The movies that came to the community in those days were things like “Here Come the Fuzz” with Burt Reynolds and “Rabbit Test,” which was hands down the worst movie I have ever seen, even though it starred one of my favorite comedians, Billy Crystal. It was before people knew he was funny, though, and therefore I think he forgot to be funny. As you will recall, he never hosted the Oscars until the 90s.

The movies were shown in a large room with a vaulted ceiling, a space that also served for dances and wedding receptions, in a single-level building of about 4500 square feet, that was surrounded by clay tennis courts. The edifice dated back to the days of the Chautauqua Society in the 19th century. We would sit in blue and green directors chairs, with the canvas seats, and the big joke – not exactly original to us – was to lift off one side of the seatback and line up the flap carefully with the side post, giving it the appearance of being attached, and then waiting for your friend, or your friend’s mother, or the girl you had a crush on to whom you didn’t know how to express your emotions except to do adolescent tricks like this, waiting for them to sit back and – OH MY!! – have them be shocked to fall back on the person sitting behind them.

Everyone walked around in bare feet or rode bicycles. Toddlers and infants were pulled in wagons, and “mothers’ helpers” (a.k.a. au pairs, nannies) could be seen hauling a couple of towheads up to the beach, which was a fifty-yard wide stretch of pristine white sand facing south on the Atlantic ocean.

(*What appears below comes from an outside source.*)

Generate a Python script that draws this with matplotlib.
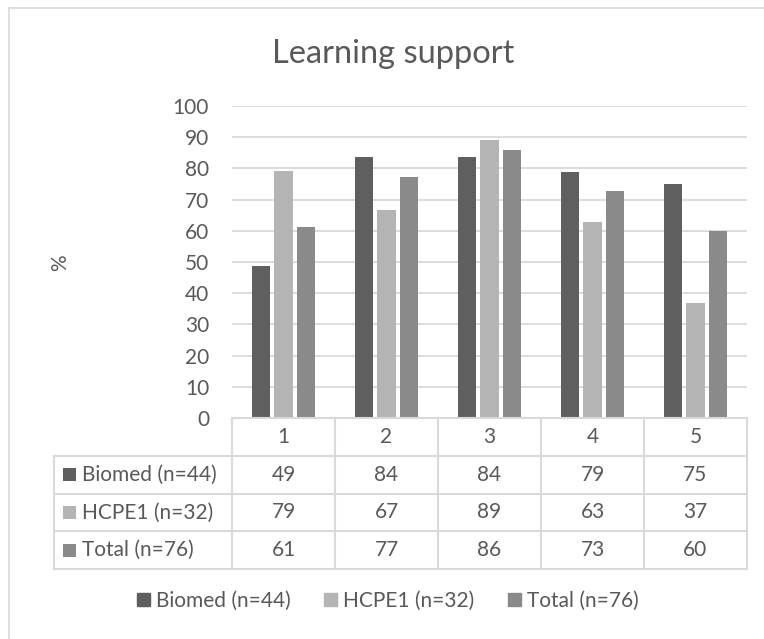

We ate Pop Tarts and mystery meat, and rode bicycles and watched Burt Reynolds movies and danced and played tennis and walked alongside mother’s helpers who became our friends and girlfriends, and we congregated in front of the store, me and the guys, and talked about…probably the surf or girls or the movie that sucked the night before. We didn’t talk about back home. The real world. School. Homework.

We all looked the same, and in fact once about a dozen of us went to a Rossington Collins (the band of survivors from the Lynyrd Skynyrd crash) concert down at the Palladium on 14th Street in Manhattan in late summer 1980, before the Palladium turned disco for the 80s. Afterwards, we went uptown to sit on the steps of the Met just to hang and talk. We all wore painters pants and concert t-shirts. We were tanned and thin and preppy. Someone walked by and said, “Oh, look, the cast of an Orange Crush commercial.”